▶ Given records:
__________________________________________________

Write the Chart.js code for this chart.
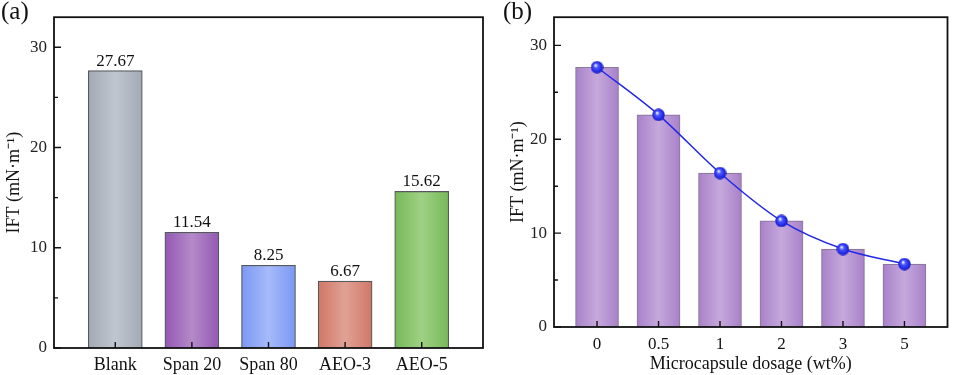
<!DOCTYPE html>
<html><head><meta charset="utf-8">
<script src="https://cdn.jsdelivr.net/npm/chart.js@4.4.1/dist/chart.umd.min.js"></script>
<style>
html,body{margin:0;padding:0;background:#fff;width:955px;height:375px;overflow:hidden;}
.wrap{position:absolute;top:0;height:375px;}
.pl{position:absolute;font-family:"Liberation Serif",serif;font-size:25px;color:#111;}
</style></head><body>
<div class="wrap" style="left:0;width:490px;"><canvas id="ca" width="490" height="375"></canvas></div>
<div class="wrap" style="left:485px;width:470px;"><canvas id="cb" width="470" height="375"></canvas></div>
<div class="pl" style="left:1px;top:-3px;">(a)</div>
<div class="pl" style="left:503px;top:-3px;">(b)</div>
<script>
// ---- data ----
const catsA = ['Blank','Span 20','Span 80','AEO-3','AEO-5'];
const valsA = [27.67, 11.54, 8.25, 6.67, 15.62];
const labelsA = ['27.67','11.54','8.25','6.67','15.62'];
const catsB = ['0','0.5','1','2','3','5'];
const valsB = [27.67, 22.6, 16.4, 11.3, 8.3, 6.7];
const yTicks = [0, 10, 20, 30];
const yMinor = [5, 15, 25];

// ---- styles ----
const colorsA = [
  ['#a3aab5','#c0c6cf'],
  ['#9358b3','#b58ac9'],
  ['#7b97f3','#a6bbfa'],
  ['#d07767','#e0a195'],
  ['#77b958','#9fd184']
];
const colorB = ['#a881c9','#c6a8dc'];
const FONT = '"Liberation Serif", "Times New Roman", serif';
Chart.defaults.font.family = FONT;
Chart.defaults.color = '#1a1a1a';
Chart.defaults.animation = false;

function grad(ctx, cols, thick){
  if (ctx.type !== 'data') return cols[0];
  const ch = ctx.chart, xs = ch.scales.x;
  if (!xs) return cols[0];
  const cx = xs.getPixelForValue(ctx.raw.x);
  if (!isFinite(cx)) return cols[0];
  const g = ch.ctx.createLinearGradient(cx - thick/2, 0, cx + thick/2, 0);
  g.addColorStop(0, cols[0]); g.addColorStop(0.5, cols[1]); g.addColorStop(1, cols[0]);
  return g;
}

const framePlugin = {
  id:'frame',
  afterDatasetsDraw(chart, args, opts){
    const {ctx, chartArea:a, scales} = chart;
    ctx.save();
    ctx.strokeStyle = '#111'; ctx.lineWidth = 1.4;
    ctx.beginPath();
    yTicks.forEach(v=>{ const y = scales.y.getPixelForValue(v); ctx.moveTo(a.left, y); ctx.lineTo(a.left+7, y); });
    yMinor.forEach(v=>{ const y = scales.y.getPixelForValue(v); ctx.moveTo(a.left, y); ctx.lineTo(a.left+4, y); });
    scales.x.ticks.forEach(t=>{ const x = scales.x.getPixelForValue(t.value); ctx.moveTo(x, a.bottom); ctx.lineTo(x, a.bottom-6); });
    ctx.stroke();
    ctx.lineWidth = 1.8;
    ctx.strokeRect(a.left, a.top, a.right-a.left, a.bottom-a.top);
    ctx.restore();
  }
};

const labelPlugin = {
  id:'vlabels',
  afterDatasetsDraw(chart){
    if (chart.canvas.id !== 'ca') return;
    const ctx = chart.ctx, meta = chart.getDatasetMeta(0);
    ctx.save();
    ctx.font = '17px ' + FONT; ctx.fillStyle = '#111';
    ctx.textAlign = 'center'; ctx.textBaseline = 'bottom';
    meta.data.forEach((el,i)=>{ ctx.fillText(labelsA[i], el.x, el.y - 1); });
    ctx.restore();
  }
};

function yScale(width){
  return {
    type:'linear', min:0, max:33,
    afterBuildTicks: s => { s.ticks = yTicks.map(v=>({value:v})); },
    afterFit: s => { s.width = width; },
    grid:{display:false, drawTicks:false},
    border:{display:false},
    ticks:{font:{size:17}, padding:7, color:'#222'},
    title:{display:true, text:'IFT (mN·m⁻¹)', font:{size:18}, color:'#111', padding:{top:3,bottom:0}}
  };
}

// ---- chart a ----
const thickA = 54;
new Chart(document.getElementById('ca'), {
  type:'bar',
  data:{ datasets:[{
    data: valsA.map((v,i)=>({x:i+1, y:v})),
    barThickness: thickA,
    backgroundColor: c => grad(c, colorsA[c.dataIndex] || colorsA[0], thickA),
    borderColor:'#55595f', borderWidth:1.2, borderSkipped:'bottom'
  }]},
  options:{
    responsive:false,
    layout:{padding:{left:0, right:7, top:4, bottom:0}},
    plugins:{legend:{display:false}, tooltip:{enabled:false}},
    scales:{
      x:{ type:'linear', min:0.2, max:5.8, offset:false,
          afterBuildTicks: s => { s.ticks = catsA.map((c,i)=>({value:i+1})); },
          afterFit: s => { s.height = 27; },
          grid:{display:false, drawTicks:false}, border:{display:false},
          ticks:{font:{size:18}, padding:6, color:'#111', maxRotation:0, autoSkip:false,
                 callback: v => catsA[Math.round(v)-1] }
      },
      y: yScale(54)
    }
  },
  plugins:[framePlugin, labelPlugin]
});

// ---- chart b ----
function sphere(){
  const c = document.createElement('canvas'); c.width = 13; c.height = 13;
  const g = c.getContext('2d');
  const rg = g.createRadialGradient(5,4.5,0.5,6.5,6.5,6.5);
  rg.addColorStop(0,'#e8ecff'); rg.addColorStop(0.3,'#4a55ff'); rg.addColorStop(0.8,'#1f25e0'); rg.addColorStop(1,'#1518b0');
  g.fillStyle = rg; g.beginPath(); g.arc(6.5,6.5,6.2,0,Math.PI*2); g.fill();
  return c;
}
const thickB = 43;
new Chart(document.getElementById('cb'), {
  type:'bar',
  data:{ datasets:[
    { type:'line', data: valsB.map((v,i)=>({x:i+1, y:v})),
      borderColor:'#2327e6', borderWidth:1.5, cubicInterpolationMode:'monotone',
      pointStyle: sphere(), pointRadius:6, order:0 },
    { data: valsB.map((v,i)=>({x:i+1, y:v})),
      barThickness: thickB,
      backgroundColor: c => grad(c, colorB, thickB),
      borderColor:'#8c7a9e', borderWidth:1.2, borderSkipped:'bottom', order:1 }
  ]},
  options:{
    responsive:false,
    layout:{padding:{left:19, right:1, top:7, bottom:0}},
    plugins:{legend:{display:false}, tooltip:{enabled:false}},
    scales:{
      x:{ type:'linear', min:0.3, max:6.7, offset:false,
          afterBuildTicks: s => { s.ticks = catsB.map((c,i)=>({value:i+1})); },
          afterFit: s => { s.height = 48; },
          grid:{display:false, drawTicks:false}, border:{display:false},
          ticks:{font:{size:17}, padding:7, color:'#111', maxRotation:0, autoSkip:false,
                 callback: v => catsB[Math.round(v)-1] },
          title:{display:true, text:'Microcapsule dosage (wt%)', font:{size:18}, color:'#111', padding:{top:0,bottom:0}}
      },
      y: yScale(50)
    }
  },
  plugins:[framePlugin]
});
</script>
</body></html>
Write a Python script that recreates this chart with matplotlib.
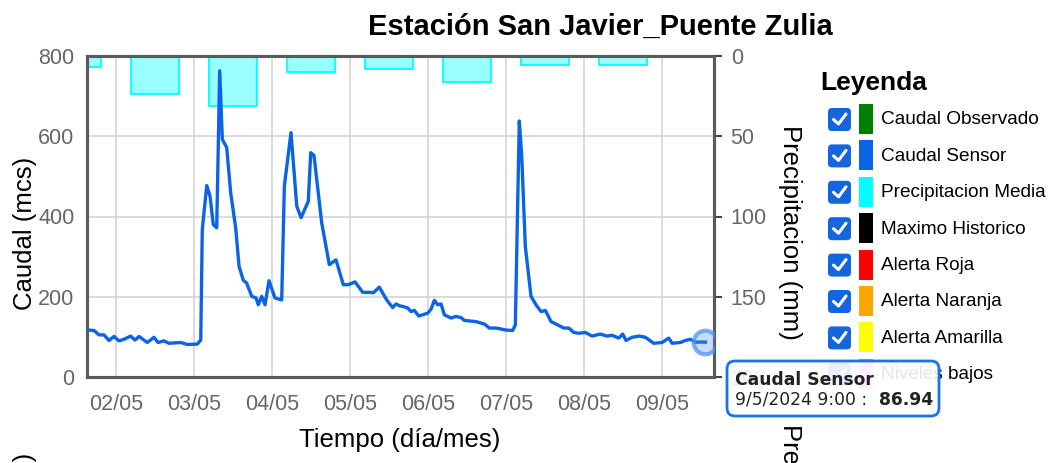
import matplotlib
matplotlib.use("Agg")
import matplotlib.pyplot as plt
from matplotlib.patches import FancyBboxPatch, Rectangle
from matplotlib.lines import Line2D
from matplotlib.transforms import Affine2D

plt.rcParams['font.family'] = ['Liberation Sans', 'DejaVu Sans']

# caudal sensor (dia de mayo, mcs)
dia_sensor = [1.636, 1.722, 1.786, 1.85, 1.914, 1.978, 2.042, 2.106, 2.192, 2.247,
              2.299, 2.405, 2.491, 2.542, 2.619, 2.683, 2.833, 2.918, 3.046, 3.09,
              3.11, 3.167, 3.209, 3.251, 3.295, 3.333, 3.367, 3.423, 3.474, 3.538,
              3.581, 3.636, 3.679, 3.744, 3.799, 3.828, 3.872, 3.914, 3.965, 4.042,
              4.128, 4.162, 4.247, 4.321, 4.376, 4.469, 4.5, 4.542, 4.641, 4.738,
              4.824, 4.918, 4.982, 5.068, 5.167, 5.26, 5.303, 5.379, 5.474, 5.551,
              5.594, 5.645, 5.679, 5.744, 5.786, 5.828, 5.885, 6.0, 6.042, 6.085,
              6.128, 6.171, 6.213, 6.299, 6.363, 6.428, 6.469, 6.619, 6.726, 6.79,
              6.876, 7.004, 7.09, 7.123, 7.174, 7.205, 7.251, 7.324, 7.388, 7.453,
              7.508, 7.581, 7.645, 7.744, 7.808, 7.872, 7.936, 8.021, 8.107, 8.213,
              8.299, 8.363, 8.449, 8.5, 8.542, 8.619, 8.713, 8.79, 8.897, 9.004,
              9.09, 9.132, 9.238, 9.303, 9.367, 9.431, 9.559]
caudal_sensor = [117, 116, 105, 105, 91, 101, 90, 94, 102, 92,
                 101, 86, 99, 86, 90, 84, 86, 81, 82, 92,
                 367, 477, 451, 380, 372, 763, 592, 572, 459, 372,
                 276, 241, 234, 201, 197, 180, 201, 180, 240, 197,
                 192, 476, 609, 426, 397, 438, 559, 552, 384, 280,
                 292, 230, 230, 237, 211, 211, 210, 224, 192, 173,
                 182, 177, 176, 172, 163, 166, 152, 159, 169, 191,
                 180, 182, 155, 147, 151, 148, 141, 138, 132, 122,
                 122, 117, 116, 130, 638, 551, 326, 201, 180, 163,
                 166, 138, 132, 122, 122, 111, 109, 111, 102, 107,
                 102, 104, 97, 107, 91, 99, 102, 99, 84, 86,
                 97, 84, 86, 91, 94, 87, 86.94]

# precipitacion media diaria (mm)
dia_precip = [1.5, 2.5, 3.5, 4.5, 5.5, 6.5, 7.5, 8.5]
precip = [7.1, 23.8, 31.4, 10.2, 8.3, 16.5, 5.6, 5.6]

dias_tick = [2, 3, 4, 5, 6, 7, 8, 9]
etiquetas_tick = ['02/05', '03/05', '04/05', '05/05', '06/05', '07/05', '08/05', '09/05']

leyenda_nombres = ['Caudal Observado', 'Caudal Sensor', 'Precipitacion Media', 'Maximo Historico',
                   'Alerta Roja', 'Alerta Naranja', 'Alerta Amarilla', 'Niveles bajos']
leyenda_colores = ['#008000', '#0b63e5', '#00ffff', '#000000',
                   '#ff0000', '#ffa500', '#ffff00', '#ff66ff']

W, H = 1052, 463
fig = plt.figure(figsize=(W / 100, H / 100), dpi=100)
px = Affine2D().scale(1 / W, -1 / H).translate(0, 1) + fig.transFigure

ax = fig.add_axes([87 / W, 1 - 377 / H, (714 - 87) / W, (377 - 56) / H])
ax2 = ax.twinx()

gris = '#666666'
ax2.bar(dia_precip, precip, width=0.62, color='#00ffff', alpha=0.4, zorder=2)
ax2.bar(dia_precip, precip, width=0.62, facecolor='none', edgecolor='#00ffff', linewidth=1.3, zorder=3)
ax2.set_ylim(200, 0)
ax2.set_yticks([0, 50, 100, 150, 200])
ax2.tick_params(axis='y', length=6, width=1.5, color='#444444', labelcolor=gris, labelsize=15.5, pad=6)

ax.set_zorder(ax2.get_zorder() + 1)
ax.patch.set_visible(False)
ax.plot(dia_sensor, caudal_sensor, color='#0b63e5', linewidth=2.4, zorder=4)
ax.plot(dia_sensor[-1], caudal_sensor[-1], 'o', ms=17, mfc=(0.25, 0.55, 0.95, 0.3),
        mec=(0.3, 0.58, 0.95, 0.75), mew=3, zorder=5)
ax.set_xlim(1.632, 9.67)
ax.set_ylim(0, 800)
ax.set_yticks([0, 200, 400, 600, 800])
ax.set_xticks(dias_tick)
ax.set_xticklabels(etiquetas_tick)
ax.tick_params(axis='both', length=0, labelcolor=gris, labelsize=15.5)
ax.tick_params(axis='x', pad=12)
ax.tick_params(axis='y', pad=9)
ax.grid(True, color='#d4d4d4', linewidth=1.2)
ax.set_axisbelow(True)
for a in (ax, ax2):
    for s in a.spines.values():
        s.set_color('#5a5a5a')
        s.set_linewidth(2.2)

# titulos y ejes
fig.text(600, 27, 'Estación San Javier_Puente Zulia', transform=px, ha='center', va='center',
         fontsize=21, fontweight='bold')
fig.text(400, 440, 'Tiempo (día/mes)', transform=px, ha='center', va='center', fontsize=18.5)
fig.text(25, 233, 'Caudal (mcs)', transform=px, ha='center', va='center', rotation=90, fontsize=18.5)
fig.text(790, 232, 'Precipitacion (mm)', transform=px, ha='center', va='center', rotation=270, fontsize=18.5)
fig.text(790, 424, 'Precipitacion (mm)', transform=px, ha='center', va='top', rotation=270, fontsize=18.5)
fig.text(25, 453, 'Caudal (mcs)', transform=px, ha='center', va='top', rotation=90, fontsize=18.5)

# leyenda
fig.text(820, 83, 'Leyenda', transform=px, ha='left', va='center', fontsize=19, fontweight='bold')
for i, (nombre, color) in enumerate(zip(leyenda_nombres, leyenda_colores)):
    yc = 119 + i * 36.4
    fig.add_artist(FancyBboxPatch((828, yc - 11), 23, 23, boxstyle='round,pad=0,rounding_size=4',
                                  transform=px, facecolor='#1565e0', edgecolor='none'))
    fig.add_artist(Line2D([833.5, 838.5, 846], [yc + 0.5, yc + 5, yc - 5], transform=px,
                          color='white', linewidth=2.2, solid_capstyle='round', solid_joinstyle='round'))
    fig.add_artist(Rectangle((859, yc - 15), 14, 30, transform=px, facecolor=color, edgecolor='none'))
    fig.text(881, yc + 1, nombre, transform=px, ha='left', va='center', fontsize=13.7)

# tooltip
fig.add_artist(FancyBboxPatch((727, 361), 212, 55, boxstyle='round,pad=0,rounding_size=8',
                              transform=px, facecolor=(1, 1, 1, 0.9), edgecolor='#1a73e8',
                              linewidth=2, zorder=10))
fig.text(735, 380, 'Caudal Sensor', transform=px, ha='left', va='center', fontsize=12.3,
         fontweight='bold', family='DejaVu Sans', color='#222222', zorder=11)
fig.text(735, 400, '9/5/2024 9:00 :', transform=px, ha='left', va='center', fontsize=12.3,
         family='DejaVu Sans', color='#222222', zorder=11)
fig.text(879, 400, '%.2f' % caudal_sensor[-1], transform=px, ha='left', va='center', fontsize=12.3,
         fontweight='bold', family='DejaVu Sans', color='#222222', zorder=11)

fig.savefig('out.png', dpi=100)
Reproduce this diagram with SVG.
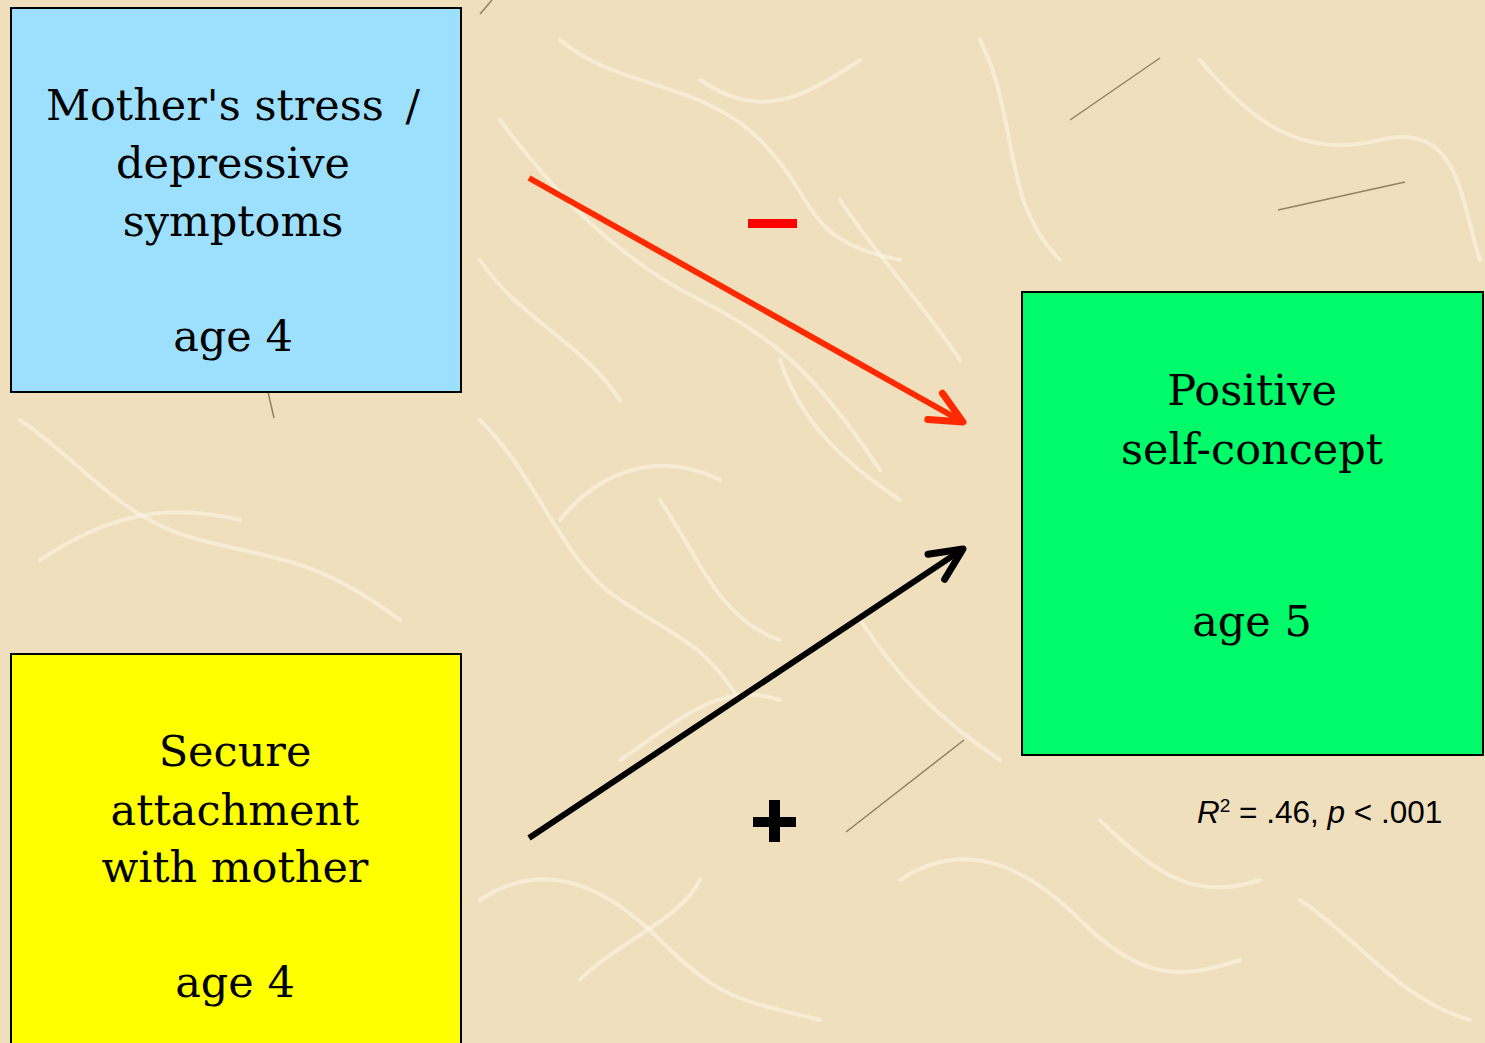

__________________________________________________

▶ Task goal:
Repeat only what runs from the first line of the records above to the line with "const yMinor = [5, 15, 25];", both included, word for word, minus the pictures.

▶ Expected output:
Write the Chart.js code for this chart.
<!DOCTYPE html>
<html><head><meta charset="utf-8">
<script src="https://cdn.jsdelivr.net/npm/chart.js@4.4.1/dist/chart.umd.min.js"></script>
<style>
html,body{margin:0;padding:0;background:#fff;width:955px;height:375px;overflow:hidden;}
.wrap{position:absolute;top:0;height:375px;}
.pl{position:absolute;font-family:"Liberation Serif",serif;font-size:25px;color:#111;}
</style></head><body>
<div class="wrap" style="left:0;width:490px;"><canvas id="ca" width="490" height="375"></canvas></div>
<div class="wrap" style="left:485px;width:470px;"><canvas id="cb" width="470" height="375"></canvas></div>
<div class="pl" style="left:1px;top:-3px;">(a)</div>
<div class="pl" style="left:503px;top:-3px;">(b)</div>
<script>
// ---- data ----
const catsA = ['Blank','Span 20','Span 80','AEO-3','AEO-5'];
const valsA = [27.67, 11.54, 8.25, 6.67, 15.62];
const labelsA = ['27.67','11.54','8.25','6.67','15.62'];
const catsB = ['0','0.5','1','2','3','5'];
const valsB = [27.67, 22.6, 16.4, 11.3, 8.3, 6.7];
const yTicks = [0, 10, 20, 30];
const yMinor = [5, 15, 25];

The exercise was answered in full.